Renaissance is on course to top charts worldwide, albeit with lower sales figures than its predecessors. In its first four days of release, it sold about 275,000 copies in the US. In contrast, Beyoncé sold 617,000 copies in its first three days. “This album is super culturally impactful,” Tatiana Cirisano, a music analyst, told the FT last week. “But I don’t know if that translates to commercial success.”

Beyoncé’s cultural capital is immense. But her album’s hasty post-release alterations pose a risk to it. Allegations of ableism and claims of disrespectful behaviour to a fellow African-American woman undermine her standing as a voice for the oppressed. They also suggest oddly careless planning from a singer with famously acute attention to detail. The offensive term in “Heated” caused uproar when US star Lizzo used it recently in her latest album: she was forced to apologise and changed the song. Meanwhile, Kelis’s rancour about not getting a copyright credit for “Milkshake” is well-known.

There is a thin line between being determined to do what you want and feeling entitled to get what you want. Privilege demarcates it. Beyoncé has faith in the liberating potential of black entrepreneurialism. “I dream it, I work hard, I grind ‘til I own it,” she sang in Lemonade. But her and Jay-Z’s pride in being self-made, African-American members of the super-rich sits awkwardly with the progressivism for which her music is celebrated.

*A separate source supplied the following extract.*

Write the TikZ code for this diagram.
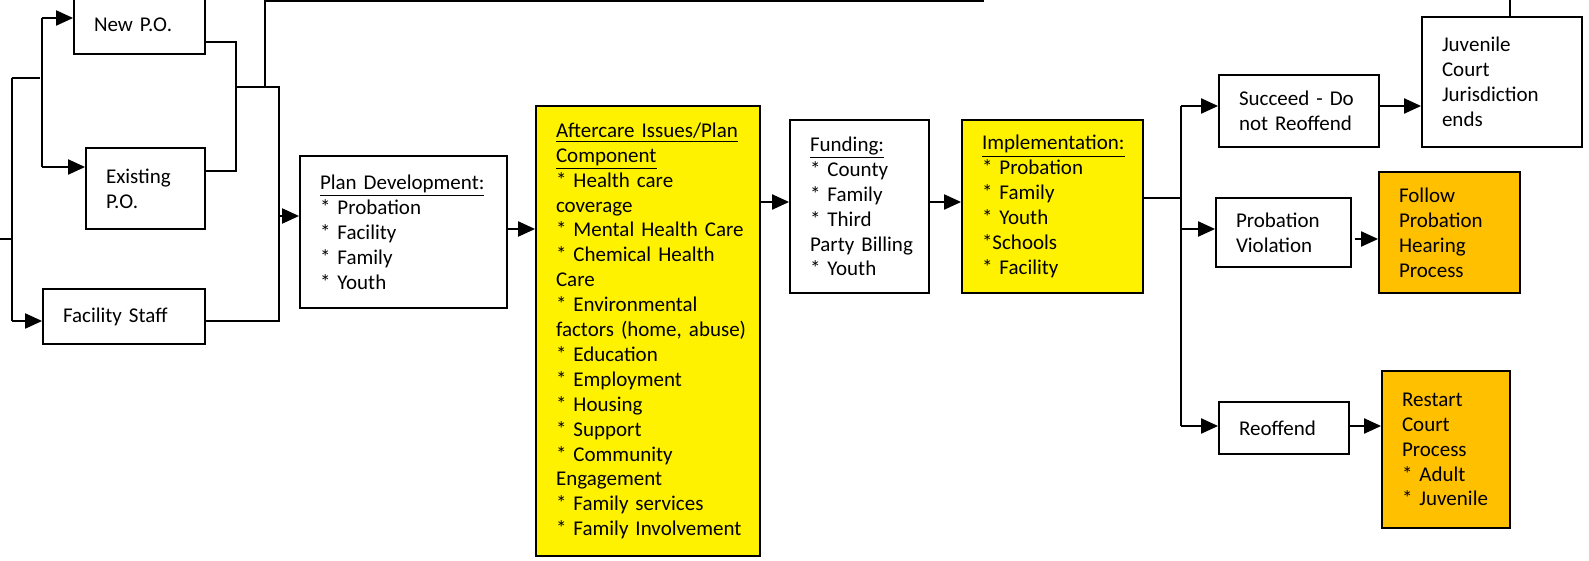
\documentclass[tikz,border=0pt]{standalone}
\usepackage{fontspec}
\setmainfont{Carlito}
\usetikzlibrary{arrows.meta}
\definecolor{amber}{HTML}{FFC000}
\tikzstyle{stage} = [rectangle, draw=black, line width=0.9pt, inner xsep=0pt, align=left, execute at begin node={\leftskip=10pt}, font=\fontsize{10.5}{12.45}\selectfont]
\tikzstyle{issue} = [stage, fill=yellow]
\tikzstyle{outcome} = [stage, fill=amber]
\tikzstyle{link} = [line width=1pt]
\tikzstyle{arrow} = [link, -{Triangle[length=8.5pt,width=7.5pt]}]

\begin{document}
\begin{tikzpicture}[x=0.5pt, y=-0.5pt]
\useasboundingbox (0,0) rectangle (1589,561);

% who writes the plan
\node (newpo) [stage, text width=65.5pt, minimum height=29.5pt] at (139.5,24.5) {New P.O.};
\node (existing) [stage, text width=59.5pt, minimum height=40.5pt] at (145.5,188.5) {Existing\\P.O.};
\node (facility) [stage, text width=81pt, minimum height=27.5pt] at (124,316.5) {Facility Staff};

% plan and its parts
\node (plan) [stage, text width=103.5pt, minimum height=76pt] at (403.5,232) {\underline{Plan Development:}\\{*} Probation\\{*} Facility\\{*} Family\\{*} Youth};
\node (aftercare) [issue, text width=112pt, minimum height=225pt] at (648,331) {\underline{Aftercare Issues/Plan}\\\underline{Component}\\{*} Health care\\coverage\\{*} Mental Health Care\\{*} Chemical Health\\Care\\{*} Environmental\\factors (home, abuse)\\{*} Education\\{*} Employment\\{*} Housing\\{*} Support\\{*} Community\\Engagement\\{*} Family services\\{*} Family Involvement};
\node (funding) [stage, text width=69.5pt, minimum height=86.5pt] at (859.5,206.5) {\underline{Funding:}\\{*} County\\{*} Family\\{*} Third\\Party Billing\\{*} Youth};
\node (implement) [issue, text width=90.5pt, minimum height=86.5pt] at (1052.5,206.5) {\underline{Implementation:}\\{*} Probation\\{*} Family\\{*} Youth\\{*}Schools\\{*} Facility};

% outcomes
\node (succeed) [stage, text width=80pt, minimum height=36pt] at (1299,111) {Succeed - Do\\not Reoffend};
\node (juvenile) [stage, text width=80pt, minimum height=65pt] at (1502,82) {Juvenile\\Court\\Jurisdiction\\ends};
\node (violation) [stage, text width=67.5pt, minimum height=34.5pt] at (1283.5,232.5) {Probation\\Violation};
\node (follow) [outcome, text width=70.5pt, minimum height=60.5pt] at (1449.5,232.5) {Follow\\Probation\\Hearing\\Process};
\node (reoffend) [stage, text width=65pt, minimum height=26pt] at (1284,428) {Reoffend};
\node (restart) [outcome, text width=64pt, minimum height=78.5pt] at (1446,449.5) {Restart\\Court\\Process\\{*} Adult\\{*} Juvenile};

% junction points
\coordinate (entry) at (0,239);
\coordinate (forkTop) at (12,78);
\coordinate (forkMid) at (12,239);
\coordinate (forkBot) at (12,321);
\coordinate (forkGap) at (40,78);
\coordinate (poTop) at (42,18);
\coordinate (poBot) at (42,167);
\coordinate (mergeTop) at (236,42);
\coordinate (mergeMid) at (236,87);
\coordinate (mergeBot) at (236,171);
\coordinate (riseFoot) at (265,87);
\coordinate (riseTop) at (265,1);
\coordinate (topEnd) at (984,1);
\coordinate (planTop) at (279,87);
\coordinate (planIn) at (279,216);
\coordinate (planBot) at (279,321);
\coordinate (toAftercare) at (0,229);
\coordinate (toFunding) at (0,202);
\coordinate (branch) at (1181,198);
\coordinate (branchTop) at (1181,106);
\coordinate (branchViol) at (1181,229);
\coordinate (branchBot) at (1181,426);
\coordinate (toFollow) at (0,239);
\coordinate (exitTop) at (1510,-10);

% left side
\draw [link] (entry) -- (forkMid);
\draw [link] (forkTop) -- (forkBot);
\draw [link] (forkTop) -- (forkGap);
\draw [arrow] (forkBot) -- (facility.west |- forkBot);
\draw [link] (poTop) -- (poBot);
\draw [arrow] (poTop) -- (newpo.west |- poTop);
\draw [arrow] (poBot) -- (existing.west |- poBot);
\draw [link] (newpo.east |- mergeTop) -- (mergeTop) -- (mergeBot) -- (existing.east |- mergeBot);
\draw [link] (mergeMid) -- (planTop) -- (planBot) -- (facility.east |- planBot);
\draw [link] (riseFoot) -- (riseTop) -- (topEnd);
\draw [arrow] (planIn) -- (plan.west |- planIn);

% main line
\draw [arrow] (plan.east |- toAftercare) -- (aftercare.west |- toAftercare);
\draw [arrow] (aftercare.east |- toFunding) -- (funding.west |- toFunding);
\draw [arrow] (funding.east |- toFunding) -- (implement.west |- toFunding);
\draw [link] (implement.east |- branch) -- (branch);
\draw [link] (branchTop) -- (branchBot);
\draw [arrow] (branchTop) -- (succeed.west |- branchTop);
\draw [arrow] (branchViol) -- (violation.west |- branchViol);
\draw [arrow] (branchBot) -- (reoffend.west |- branchBot);
\draw [arrow] (succeed.east |- branchTop) -- (juvenile.west |- branchTop);
\draw [arrow, shorten <=1.5pt] (violation.east |- toFollow) -- (follow.west |- toFollow);
\draw [arrow] (reoffend.east |- branchBot) -- (restart.west |- branchBot);
\draw [link] (juvenile.north -| exitTop) -- (exitTop);
\end{tikzpicture}
\end{document}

Recent criticisms of private jet use by stars such as Drake and Taylor Swift indicate a hardening of attitudes towards celebrity wealth at a time of accelerating economic and climate crisis. Renaissance’s turbulent take-off exposes the faultline between activism and plutocracy in Beyoncé’s persona, the tightrope she treads between standing up for the disadvantaged and flaunting her own hard-won privilege. If the cracks get wider, another renaissance or rebirth will be needed for the next stage of her career.